Sunday, May 10, 2009
Does This Woman Have A Chance?
I sure hope so.
Ex CEO of eBay Meg Whitman is the California GOP candidate for governator.
While it is pointed out that she has in the past appeared to support federal funding for programs for the children of undocumented immigrants, she said Wednesday that "we have to prosecute illegal aliens and criminal illegal aliens in all of our cities, in every part of California."
She also said that "We have to stop that" referring to San Francisco and L.A.'s "sanctuary city" ordinances.
She attended public school from kindergarten through the 12th grade. In 1973 she entered Princeton University -- as part of the fourth class of women to attend the school. She graduated with a degree in economics and went on to Harvard Business School where she earned a Master in Business Administration.
Her 30-year career includes helping companies, such as Stride Rite, Bain & Company and Procter & Gamble, and working on much-loved brands, such as Mr. Potato Head, Keds and Barney. At FTD, she helped a network of florists strengthen their business networks.

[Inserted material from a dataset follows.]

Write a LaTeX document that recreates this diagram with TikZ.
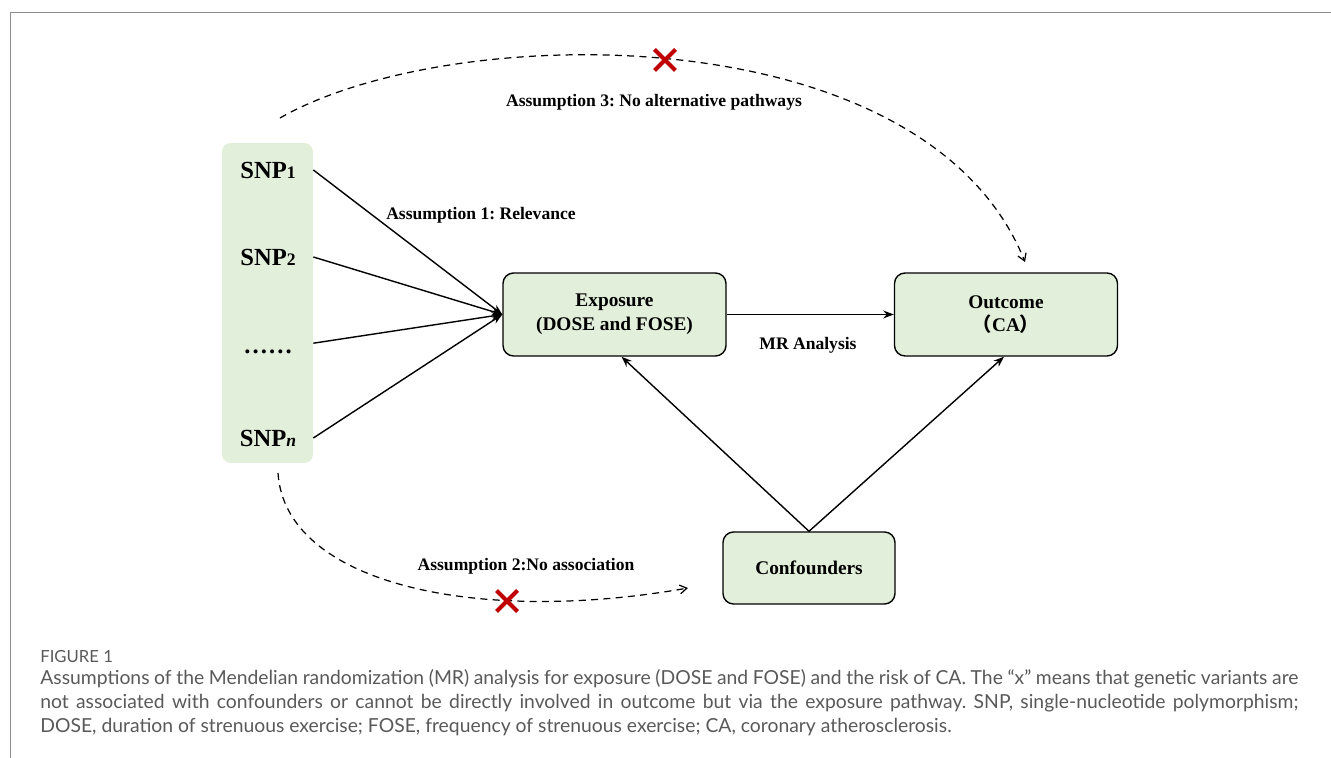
\documentclass[tikz,border=0pt]{standalone}
\usepackage{fontspec}
\setmainfont{Liberation Serif}
\newfontfamily\capfont{Lato}
\newfontfamily\cjk{Noto Sans CJK SC}
\usetikzlibrary{arrows.meta}
\frenchspacing

\definecolor{boxgreen}{HTML}{E2EFDA}
\definecolor{crossred}{HTML}{C00000}
\definecolor{capgray}{HTML}{595959}
\definecolor{framegray}{HTML}{8C8C8C}

\newcommand{\snpsub}[1]{{\fontsize{10}{12}\selectfont #1}}

\tikzset{
  mainbox/.style={draw, line width=0.8pt, rounded corners=6pt, fill=boxgreen,
    minimum width=4.46cm, minimum height=1.66cm, align=center,
    font=\fontsize{11}{13.5}\selectfont\bfseries},
  snplabel/.style={font=\fontsize{14}{16}\selectfont\bfseries},
  steplabel/.style={font=\fontsize{10}{12}\selectfont\bfseries},
  link/.style={line width=0.8pt, -{Stealth[length=6pt,width=4.5pt]}},
  assume/.style={line width=0.7pt, dash pattern=on 4pt off 3pt,
    -{Straight Barb[length=4pt,width=5pt]}},
  xmark/.style={crossred, line width=2.3pt},
}

\begin{document}
\begin{tikzpicture}
  \useasboundingbox (0,0) rectangle (26.62,15.16);
  % Frame
  \draw[framegray, line width=0.5pt] (26.62,14.92) -- (0.2,14.92) -- (0.2,0);

  % SNP column
  \node[fill=boxgreen, rounded corners=5pt, minimum width=1.82cm,
        minimum height=6.4cm] (col) at (5.35,9.1) {};
  \node[snplabel] (snp1) at (5.36,11.76) {SNP\snpsub{1}};
  \node[snplabel] (snp2) at (5.36,10.02) {SNP\snpsub{2}};
  \node[snplabel] (dots) at (5.36,8.12) {.\kern1.2pt.\kern1.2pt.\kern1.2pt.\kern1.2pt.\kern1.2pt.};
  \node[snplabel] (snpn) at (5.36,6.4) {SNP\snpsub{\textit{n}}};

  % Boxes
  \node[mainbox] (expo) at (12.29,8.87) {Exposure\\(DOSE and FOSE)};
  \node[mainbox] (outc) at (20.12,8.87) {Outcome\\{\cjk （}CA{\cjk ）}};
  \node[mainbox, minimum width=3.44cm, minimum height=1.44cm] (conf)
       at (16.18,3.80) {Confounders};

  % Arrows
  \draw[link] (snp1 -| col.east) -- (expo.west);
  \draw[link] (snp2 -| col.east) -- (expo.west);
  \draw[link] ([yshift=5pt]dots -| col.east) -- (expo.west);
  \draw[link] (snpn -| col.east) -- (expo.west);
  \draw[link] (expo) -- (outc);
  \draw[link] (conf.north) -- ([xshift=1.4mm]expo.south);
  \draw[link] (conf.north) -- ([xshift=-0.4mm]outc.south);

  % Dashed pathways
  \coordinate (a3s) at (5.6,12.8);
  \coordinate (a3e) at (20.5,9.92);
  \coordinate (a2s) at (5.56,5.7);
  \coordinate (a2e) at (13.76,3.4);
  \draw[assume] (a3s) .. controls (9,14.75) and (18.5,14.9) .. (a3e);
  \draw[assume] (a2s) .. controls (5.7,3.5) and (9.5,2.65) .. (a2e);

  % Crosses
  \coordinate (x3) at (13.3,13.96);
  \coordinate (x2) at (10.14,3.14);
  \draw[xmark, shift={(x3)}] (-0.21,-0.21) -- (0.21,0.21) (-0.21,0.21) -- (0.21,-0.21);
  \draw[xmark, shift={(x2)}] (-0.21,-0.21) -- (0.21,0.21) (-0.21,0.21) -- (0.21,-0.21);

  % Labels
  \node[steplabel] (lab1) at (9.62,10.86) {Assumption 1: Relevance};
  \node[steplabel] (lab2) at (10.52,3.84) {Assumption 2:No association};
  \node[steplabel] (lab3) at (13.08,13.12) {Assumption 3: No alternative pathways};
  \node[steplabel] (labmr) at (16.16,8.26) {MR Analysis};

  % Caption
  \node[anchor=base west, inner sep=0pt, text=capgray,
        font=\capfont\fontsize{9.5}{11}\selectfont] (fig) at (0.8,1.9) {FIGURE 1};
  \node[anchor=north west, inner sep=0pt, text=capgray, text width=25.16cm,
        align=justify, font=\capfont\fontsize{11}{13.6}\selectfont] (cap)
       at (0.8,1.78) {Assumptions of the Mendelian randomization (MR) analysis for
    exposure (DOSE and FOSE) and the risk of CA. The “x” means that genetic variants are\linebreak
    not associated with confounders or cannot be directly involved in outcome but via the
    exposure pathway. SNP, single-nucleotide polymorphism;\linebreak
    DOSE, duration of strenuous exercise; FOSE, frequency of strenuous exercise; CA,
    coronary atherosclerosis.};
\end{tikzpicture}
\end{document}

And at Hasbro and Disney, she helped spark the imaginations of children and encouraged them to live to their full potential with educational toys, shows and programs.
In 1998, she joined a start-up company in Silicon Valley. At the time, few people could see the potential in a company with 30 employees and a little over $4 million in revenue. But Meg did. She was inspired by what she saw -- a company dedicated to helping millions of people reach their goals of launching and building their own businesses. And she knew. This was the company for her.
In 10 years, Meg grew the company to more than 15,000 employees and nearly $8 billion in revenue, with a network of 12 million users in California alone. Under her leadership, eBay expanded globally and developed a culture and infrastructure that turned eBay into an unparalleled business success story. Using her expertise in brand-building and consumer marketing, she turned eBay into a household name and revolutionized the way goods are bought, sold and paid-for on line.
At each of these companies, Meg's mission became helping others achieve theirs. At the same time, she was learning important lessons about inspiring individuals to pursue their dreams. She encouraged the independence, the self-determination and the hard work of customers and employees. And she was learning important lessons about the impact an unrestrained government can have on small business owners and large corporations.
Meg is a strong leader who believes in the power of community -- that people working together can make a difference for all of us. She brought that leadership and that power of community to businesses in the state. And she will do the same for government in California.